音楽によるリラックス効果

ブリティッシュアカデミーオブサウンドセラピー(BAST)による新しい研究では、良好な精神的健康を維持するために、毎日78分間の音楽を聴くことが推奨されています。

研究の結果、音楽が感情に与える最大の利点は、リラクゼーションであることが分かりました。参加者の90%に音楽でのリラックス効果を認めたと報告しています。

他にも

82%が幸福度を高め、

47%が音楽が悲しみを乗り越えたと主張し、

32%が集中力を向上させ、

28%が怒りに対処するために音楽をうまく使った

と答えました。

音楽を聴く時間の最適な量は1日78分ですが、1日平均わずか11分でも治療上の利点が得られます。

幸福感を高めるためにわずか5分間の音楽でもよいです。

BASTの研究者であるLyz Cooper氏は

「音楽には心と体に影響を与える特性があります。さまざまな感情を引き起こす音楽を聴く時間を作ることは、私たちの幸福に非常に有益な影響を与える可能性があります。幸せな歌を聴くと、報酬に関連する脳の領域への血流が増加し、恐怖に関連する脳の一部である扁桃体への血流が減少することが分かっています」

と述べています。

音楽で感情コントロール

感情のコントロールは、心の健康と幸福に不可欠な要素です。実際に感情のコントロール機能が低下すると、様々な精神疾患(双極性障害、境界性人格障害、心的外傷後ストレス障害など)になりやすいことが分かっています。
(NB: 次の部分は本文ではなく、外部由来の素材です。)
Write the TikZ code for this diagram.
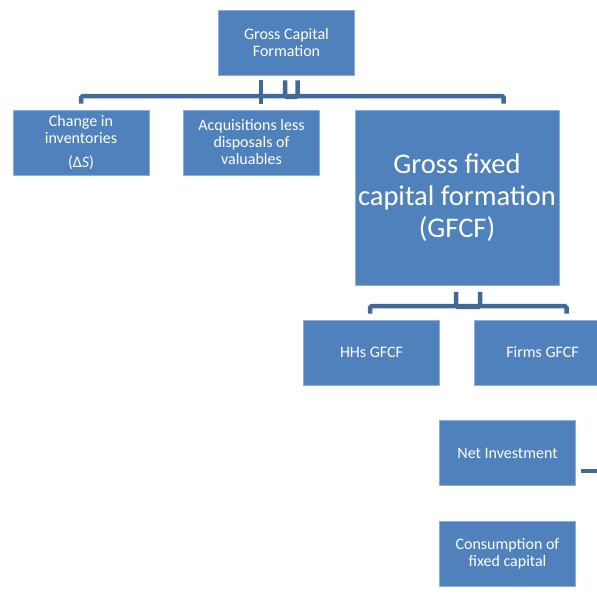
\documentclass[tikz,border=0pt]{standalone}
\usepackage{fontspec}
\setmainfont{Carlito}
\usetikzlibrary{calc}
\definecolor{boxblue}{HTML}{4F81BD}
\definecolor{boxedge}{HTML}{8FAEDA}
\definecolor{connblue}{HTML}{41699A}
\begin{document}
\begin{tikzpicture}[x=1pt,y=-1pt,
  box/.style={rectangle, fill=boxblue, draw=boxedge, line width=0.6pt,
    text=white, inner sep=0pt, align=center,
    minimum width=136pt, minimum height=65pt,
    font=\fontsize{16}{17}\selectfont},
  bigbox/.style={box, minimum width=204pt, minimum height=175pt,
    font=\fontsize{28.5}{32}\selectfont},
  conn/.style={draw=connblue, line width=4.5pt, rounded corners=1.5pt}]
\useasboundingbox (0,0) rectangle (597,594);
\clip (0,0) rectangle (597,594);

\node[box] (gcf) at (286.5,42.5) {Gross Capital\\Formation};
\node[box] (chg) at (81,142.5) {Change in\\inventories\\[7pt](Δ\textit{S})};
\node[box] (acq) at (251.5,142.5) {Acquisitions less\\disposals of\\valuables};
\node[bigbox] (gfcf) at (457,197.5) {Gross fixed\\capital formation\\(GFCF)};
\node[box] (hhs) at (371.5,352.5) {HHs GFCF};
\node[box] (firms) at (542.5,352.5) {Firms GFCF};
\node[box] (net) at (507.5,453) {Net Investment};
\node[box] (cfc) at (507.5,553.5) {Consumption of\\fixed capital};

% top connector
\coordinate (tl) at ($(chg.north)+(0,-6)$);
\coordinate (tr) at ($(gfcf.north west)+(149,-6)$);
\draw[conn] (tl) -- ($(tl)+(0,-7.5)$) -| (tr);
\draw[conn] ($(gcf.south west)+(43,5)$) -- ($(gcf.south west)+(43,29)$);
\draw[conn] ($(gcf.south west)+(67,5)$) |- ($(gcf.south west)+(79.5,21.5)$) -- ($(gcf.south west)+(79.5,5)$);

% GFCF connector
\coordinate (bl) at ($(hhs.north)+(-1.5,-6)$);
\coordinate (br) at ($(firms.north)+(24,-6)$);
\draw[conn] (bl) -- ($(bl)+(0,-7.5)$) -| (br);
\draw[conn] ($(gfcf.south west)+(101.5,6.5)$) |- ($(gfcf.south west)+(125.5,21.5)$) -- ($(gfcf.south west)+(125.5,6.5)$);

% net investment connector
\coordinate (nr) at ($(net.east)+(40,0)$);
\draw[draw=connblue, line width=4.5pt] ($(net.east)+(5.5,18)$) -- ($(nr)+(0,18)$);
\end{tikzpicture}
\end{document}
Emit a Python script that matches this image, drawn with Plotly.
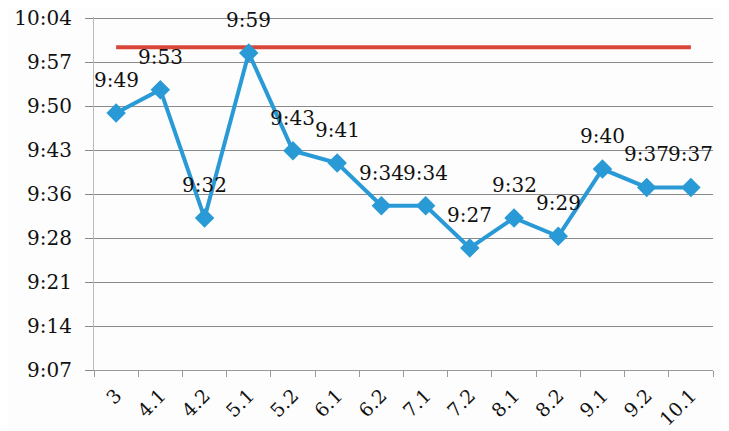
import plotly.graph_objects as go

categories = ["3", "4.1", "4.2", "5.1", "5.2", "6.1", "6.2", "7.1", "7.2", "8.1", "8.2", "9.1", "9.2", "10.1"]
times = ["9:49:15", "9:53:05", "9:32:05", "9:59:05", "9:43:05", "9:41:05", "9:34:05",
         "9:34:05", "9:27:10", "9:32:05", "9:29:05", "9:40:05", "9:37:05", "9:37:05"]
target_times = ["10:00:00"] * len(categories)
ytick_labels = ["9:07", "9:14", "9:21", "9:28", "9:36", "9:43", "9:50", "9:57", "10:04"]


def to_min(s):
    p = [int(v) for v in s.split(":")]
    return p[0] * 60 + p[1] + (p[2] if len(p) > 2 else 0) / 60.0


def fmt(m):
    h = int(m // 60)
    mm = int(m - h * 60)
    return f"{h}:{mm:02d}"


y = [to_min(t) for t in times]
target = [to_min(t) for t in target_times]
ymin = 0.38 * 24 * 60
step = 0.005 * 24 * 60
tickvals = [ymin + i * step for i in range(len(ytick_labels))]

FONT = "DejaVu Serif"
BLUE = "#2a9ad6"

fig = go.Figure()
fig.add_trace(go.Scatter(x=categories, y=target, mode="lines",
                         line=dict(color="#d8463a", width=4), hoverinfo="skip"))
fig.add_trace(go.Scatter(x=categories, y=y, mode="lines+markers",
                         line=dict(color=BLUE, width=4),
                         marker=dict(symbol="diamond", size=15, color=BLUE)))

for i, v in enumerate(y):
    fig.add_annotation(x=i, y=v, text=fmt(v), showarrow=False, yshift=33,
                       font=dict(family=FONT, size=20, color="#111"))

fig.update_layout(
    width=721, height=423,
    margin=dict(l=86, r=16, t=9, b=61),
    paper_bgcolor="#fdfdfd", plot_bgcolor="#fdfdfd",
    showlegend=False,
    font=dict(family=FONT, color="#111"),
)
fig.update_xaxes(
    type="category", tickson="boundaries", ticks="outside", ticklen=6,
    tickcolor="#999", showline=True, linecolor="#999", linewidth=1,
    showgrid=False, tickangle=-45, tickfont=dict(family=FONT, size=19),
    range=[-0.5, len(categories) - 0.5], automargin=False, ticklabelstandoff=6,
)
fig.update_yaxes(
    range=[ymin, ymin + step * 8 + 0.17], tickvals=tickvals, ticktext=ytick_labels,
    ticks="outside", ticklen=8, tickcolor="#888", showgrid=True,
    gridcolor="#8a8a8a", gridwidth=1, showline=True, linecolor="#bbb",
    zeroline=False, tickfont=dict(family=FONT, size=20), ticklabelstandoff=9,
    automargin=False, ticklabeloverflow="allow",
)

fig.write_html("out.html")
感情をコントロールするのに有効な手段のひとつに音楽を聴くというものがあります。

オランダのラドバウド大学ナイメーヘン校、ノルウェー科学技術大学(NTNU)、ドイツのアーヘン大学病院の研究者らは、短期間の音楽トレーニングが感情のコントロールに及ぼす影響を調べる研究結果を、BMC Neuroscience誌に掲載された論文で発表しました。

研究では、不快な臭いを嗅いだときに生じるネガティブな感情が、音楽によって軽減するかを検証しています。

1日2回、3週間にわたって音楽を聴くことで、悪臭によって誘発されるネガティブな感情を軽減することができました。

音楽はウェルビーイング(身体的・精神的・社会的に良好な状態にあること)を向上させ、外部刺激によって誘発されたネガティブな感情を調整するのに役立つ可能性があります。

せん妄予防に音楽

インディアナ大学医学部のICU(集中治療室)医師ババール・カーンは、せん妄の研究を行っています。

せん妄は、突然発生して変動する精神機能の障害で、通常は回復可能です。 注意力および思考力の低下、見当識障害、覚醒(意識)レベルの変動を特徴とします。 多くの病気、薬剤、毒物などが、せん妄の原因になりえます。MSDマニュアル家庭版より引用

せん妄はICUで人工呼吸器を付けている患者さんの約70~80%に認めます。

せん妄は入院期間を長期化させるだけでなく、長期的な認知機能の低下につながる可能性があります。

カーン医師がせん妄を緩和するために音楽を使用する研究を行った結果、リラックスしたスローテンポのクラシック音楽によって、せん妄日数が減少することが分かりました。

これは音楽が医学的治療法としてエビデンスがあることを証明した新しい研究の一つです。

欧米では何世紀にもわたって音楽を癒しに利用してきています。音楽が医学的に治療効果があるとする証拠はまだ限られていますが、近年研究が増えてきており、音楽の健康効果がますます期待されるようになってきています。